Отец Димитрий всегда вносил живую горячую струю в официальные мероприятия, совершаемые соборно богослужения. Он был сам всегда живой, и у него была удивительно живая, непосредственная вера.
И вот мы видим, какой может быть смерть. Она может быть торжеством. Владыка Дионисий, митрополит Воскресенский, совершающий отпевание, признался, что, когда ехал в Храм Христа Спасителя — горевал, а оказался здесь на самом деле на празднике. Отпевание христианина совершается и как его прославление. Мы у гроба отца Димитрия не только плачем о нем, но и благодарим его, и прославляем.
Он любил всех. Ваше Святейшество, может быть, Вы смотрите это отпевание, Вы не смогли сегодня быть здесь, врачи Вам не разрешили. Отец Димитрий очень Вас любил, Вас некоторые боятся, некоторые заискивают, думая сделать карьеру. А есть те, кто Вас любит, и отец Димитрий был таким человеком, он Вас очень любил, почитал Ваши таланты, преклонялся перед Вашими трудами. И когда, заботясь о нем, во время его болезни Вы передали ему с любовью строгое наставление, что и как нужно делать, он потом со слезами просил передать Вам свою сердечную благодарность. Он любил Вас и молится о Вас, я думаю, и ныне.
Дорогие братья и сестры, все прихожане отца Димитрия, вам будет очень сейчас тяжело. Вряд ли вы найдете еще такого пастыря как отец Димитрий. Но есть Господь. Приходит время — и нас оставляют наши учителя, родители, чтобы мы обращались уже непосредственно к Богу, у Него просили помощи и у Него находили утешение.

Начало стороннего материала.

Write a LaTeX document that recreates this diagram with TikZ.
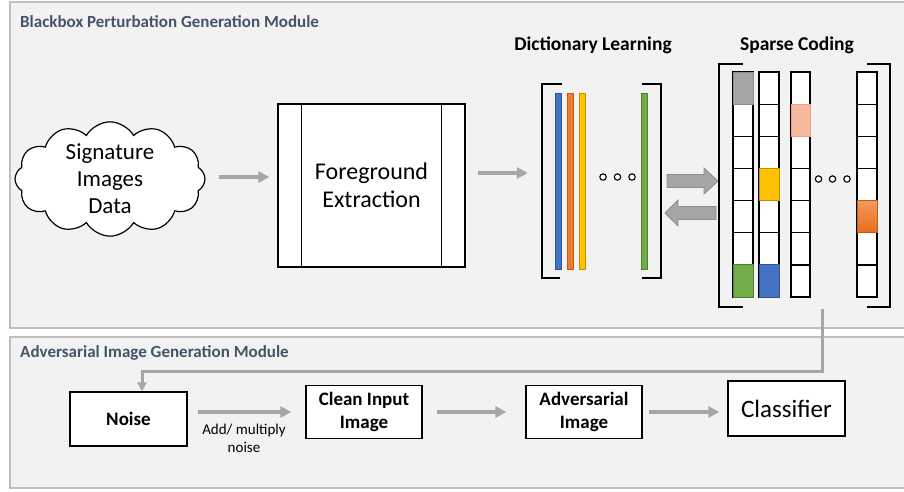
\documentclass[tikz,border=0pt]{standalone}
\usepackage{fontspec}
\setmainfont{Carlito}
\usetikzlibrary{shapes.symbols,arrows.meta,calc}

\definecolor{panelfill}{HTML}{F2F2F2}
\definecolor{panelline}{HTML}{BFBFBF}
\definecolor{titleblue}{HTML}{44546A}
\definecolor{arrowgray}{HTML}{A6A6A6}
\definecolor{blockline}{HTML}{8C8C8C}
\definecolor{cblue}{HTML}{4472C4}
\definecolor{cblued}{HTML}{2F5597}
\definecolor{corange}{HTML}{ED7D31}
\definecolor{coranged}{HTML}{C55A11}
\definecolor{corangetop}{HTML}{F29A5E}
\definecolor{corangebot}{HTML}{E56C1C}
\definecolor{cyellow}{HTML}{FFC000}
\definecolor{cyellowd}{HTML}{BF9000}
\definecolor{cgreen}{HTML}{70AD47}
\definecolor{cgreend}{HTML}{507E32}
\definecolor{cgray}{HTML}{A5A5A5}
\definecolor{cgrayd}{HTML}{8C8C8C}
\definecolor{csalmon}{HTML}{F4B99F}
\definecolor{csalmond}{HTML}{F0A07E}

\tikzset{
  panel/.style={draw=panelline, line width=1.5pt, fill=panelfill},
  paneltitle/.style={anchor=west, text=titleblue, inner sep=0pt,
    font=\fontsize{17}{20}\selectfont\bfseries},
  coltitle/.style={inner sep=0pt, font=\fontsize{19.5}{23}\selectfont\bfseries},
  procbox/.style={draw=black, line width=1.3pt, fill=white, align=center, inner sep=0pt},
  boldbox/.style={procbox, font=\fontsize{19}{23}\selectfont\bfseries},
  garrow/.style={draw=arrowgray, line width=3.5pt,
    -{Triangle[length=11pt,width=11pt]}},
  conn/.style={draw=arrowgray, line width=3pt,
    -{Triangle[length=9pt,width=9pt]}},
  cell/.style={draw=black, line width=1.2pt, fill=white},
  bracket/.style={draw=black, line width=1.3pt},
  bar/.style={line width=0.8pt},
  dot/.style={draw=black, line width=1.1pt, fill=white},
  block/.style={fill=arrowgray, draw=blockline, line width=0.8pt}
}

\begin{document}
\begin{tikzpicture}[x=1pt,y=-1pt]
\useasboundingbox (0,0) rectangle (904,491);

% module panels
\draw[panel] (10,2) rectangle (912,328);
\draw[panel] (10,337) rectangle (912,488);
\node[paneltitle] (toptitle) at (20,22) {Blackbox Perturbation Generation Module};
\node[paneltitle] (bottitle) at (20,353) {Adversarial Image Generation Module};

% input data and foreground extraction
\node[cloud, draw=black, line width=1.2pt, fill=white, cloud puffs=12,
      cloud puff arc=120, cloud ignores aspect, minimum width=190pt,
      minimum height=114pt, inner sep=0pt, align=center,
      font=\fontsize{23}{27}\selectfont] (cloud) at (110,179)
      {Signature\\Images\\Data};

\node[procbox, minimum width=187pt, minimum height=163pt,
      font=\fontsize{24}{28}\selectfont] (fe) at (371.5,185.5)
      {Foreground\\Extraction};
\draw[line width=1.3pt] ([xshift=24pt]fe.north west) -- ([xshift=24pt]fe.south west);
\draw[line width=1.3pt] ([xshift=-24pt]fe.north east) -- ([xshift=-24pt]fe.south east);

\draw[garrow, shorten <=13pt, shorten >=8pt] ([yshift=2pt]cloud.east) -- ([yshift=2pt]cloud.east -| fe.west);

% dictionary learning
\node[coltitle] (dictitle) at (593,45) {Dictionary Learning};
\node[inner sep=0pt, minimum width=119pt, minimum height=194pt] (dict) at (601.5,181) {};
\draw[bracket] (562,84) -- (542,84) -- (542,278) -- (560,278);
\draw[bracket] (642,84) -- (661,84) -- (661,278) -- (642,278);
\draw[bar, fill=cblue, draw=cblued] (555,93) rectangle (561.5,269);
\draw[bar, fill=corange, draw=coranged] (567,93) rectangle (573.5,269);
\draw[bar, fill=cyellow, draw=cyellowd] (579,93) rectangle (585.5,269);
\draw[bar, fill=cgreen, draw=cgreend] (641,93) rectangle (647.5,269);
\foreach \cx in {603,617.5,632}{\draw[dot] (\cx,177) circle (3.2pt);}

\draw[garrow, shorten <=12pt, shorten >=14pt] ([yshift=12.5pt]fe.east) -- ([yshift=12.5pt]fe.east -| dict.west);

% sparse coding
\node[coltitle] (sptitle) at (797,45) {Sparse Coding};
\node[inner sep=0pt, minimum width=171pt, minimum height=243pt] (sparse) at (804.5,185.5) {};
\draw[bracket] (743,64) -- (719,64) -- (719,307) -- (743,307);
\draw[bracket] (867,64) -- (890,64) -- (890,307) -- (867,307);
\foreach \xa/\xb in {733/753,759/779,791/810,857/877}{
  \foreach \i in {0,...,6}{
    \draw[cell] (\xa,72+32.15*\i) rectangle (\xb,72+32.15*\i+32.15);
  }
}
\foreach \xa/\xb/\i/\fc/\dc in {733/753/0/cgray/cgrayd, 733/753/6/cgreen/cgreend,
    759/779/3/cyellow/cyellowd, 759/779/6/cblue/cblued,
    791/810/1/csalmon/csalmond}{
  \draw[fill=\fc, draw=\dc, line width=1pt] (\xa,72+32.15*\i) rectangle (\xb,72+32.15*\i+32.15);
}
\draw[top color=corangetop, bottom color=corangebot, draw=coranged, line width=1pt]
  (857,72+32.15*4) rectangle (877,72+32.15*5);
\foreach \cx in {818.5,832.5,847}{\draw[dot] (\cx,179) circle (3.2pt);}

% exchange between dictionary and codes
\draw[block] (667,174.5) -- (704,174.5) -- (704,168) -- (718,181) -- (704,194)
  -- (704,187.5) -- (667,187.5) -- cycle;
\draw[block] (716,206.5) -- (678,206.5) -- (678,200) -- (665,213) -- (678,226)
  -- (678,219.5) -- (716,219.5) -- cycle;

% adversarial image generation
\node[boldbox, minimum width=117pt, minimum height=54pt] (noise) at (128.5,419) {Noise};
\node[boldbox, minimum width=116pt, minimum height=53pt] (clean) at (364,412) {Clean Input\\Image};
\node[boldbox, minimum width=116pt, minimum height=53pt] (adv) at (584,412) {Adversarial\\Image};
\node[procbox, minimum width=117pt, minimum height=55pt,
      font=\fontsize{25}{29}\selectfont] (clf) at (786.5,408.5) {Classifier};

\draw[garrow, shorten <=10pt, shorten >=14pt] (clean.west -| noise.east) -- (clean.west);
\node[align=center, inner sep=0pt, font=\fontsize{15}{18}\selectfont] (addlbl) at (244,438)
  {Add/ multiply\\noise};
\draw[garrow, shorten <=14pt, shorten >=19pt] (clean.east) -- (adv.west);
\draw[garrow, shorten <=6pt, shorten >=8pt] (adv.east) -- (adv.east -| clf.west);

% feedback of the sparse codes as noise
\coordinate (turn) at (142,371);
\draw[conn] ([xshift=17.5pt,yshift=-2pt]sparse.south) |- (turn) -- (turn |- noise.north);
\end{tikzpicture}
\end{document}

Дорогая матушка, позволь я обращусь к тебе на ты, Людочка, тебе будет особенно трудно, но друзья отца Димитрия никогда тебя не оставят одну и всегда будут помогать тебе. И я очень прошу Машеньку, когда у нее родится, надеюсь, младенец Димитрий, пригласить меня на его крещение. Я бы там стал таким крестным дедушкой, так как его дедушка на Небесах.
Еще раз хочу пожелать всем нам быть правдивыми, искренними, смиренными. Отец Димитрий был смиренный человек, он умел слушаться и умел почитать священноначалие (когда я стал архиереем, он начал даже ко мне стал относиться по-другому, с большим уважением). Он умел преклоняться перед любовью, перед братиями. Он умел быть кротким и смиренным, но не лицемерно наклонять голову, называя — только называя! — себя первым грешником, напускать на себя внешнее смирение. Он по-настоящему ощущал свое недостоинство. Он умел просить прощения, когда был неправ. Он плакал о своих грехах, искал помощи у Бога.
А еще нам всем надо у него попросить, чтобы он помог нам научиться радоваться. Я сам часто унываю из-за какой-нибудь ерунды, а вот отец Димитрий всегда радовался и очень легко переносил трудности, которых выпало достаточно на его долю, особенно в последние месяцы жизни. Он в последнее время своей жизни не раз оказывался в реанимации и говорил, что ужаснее места нет на свете. Но он, несмотря на всё это, сохранял благодушие и радость. Рассказывал, что однажды впал в уныние, и это было так страшно, что он очень сочувствует всем, кто находится в унынии и печали. Он умел радоваться и, не теряя радости, переносить все те сложности жизни, которые есть у всех нас.
Я сердечно благодарю всех вас, дорогие братья и сестры, и благодарю отца Димитрия, что он своей смертью всех нас объединил в молитве, в любви, в вере. Мы верим, что, представ перед Богом, он обретет еще в несоизмеримо большей степени ту радость, которой он жил уже здесь, на земле. Аминь.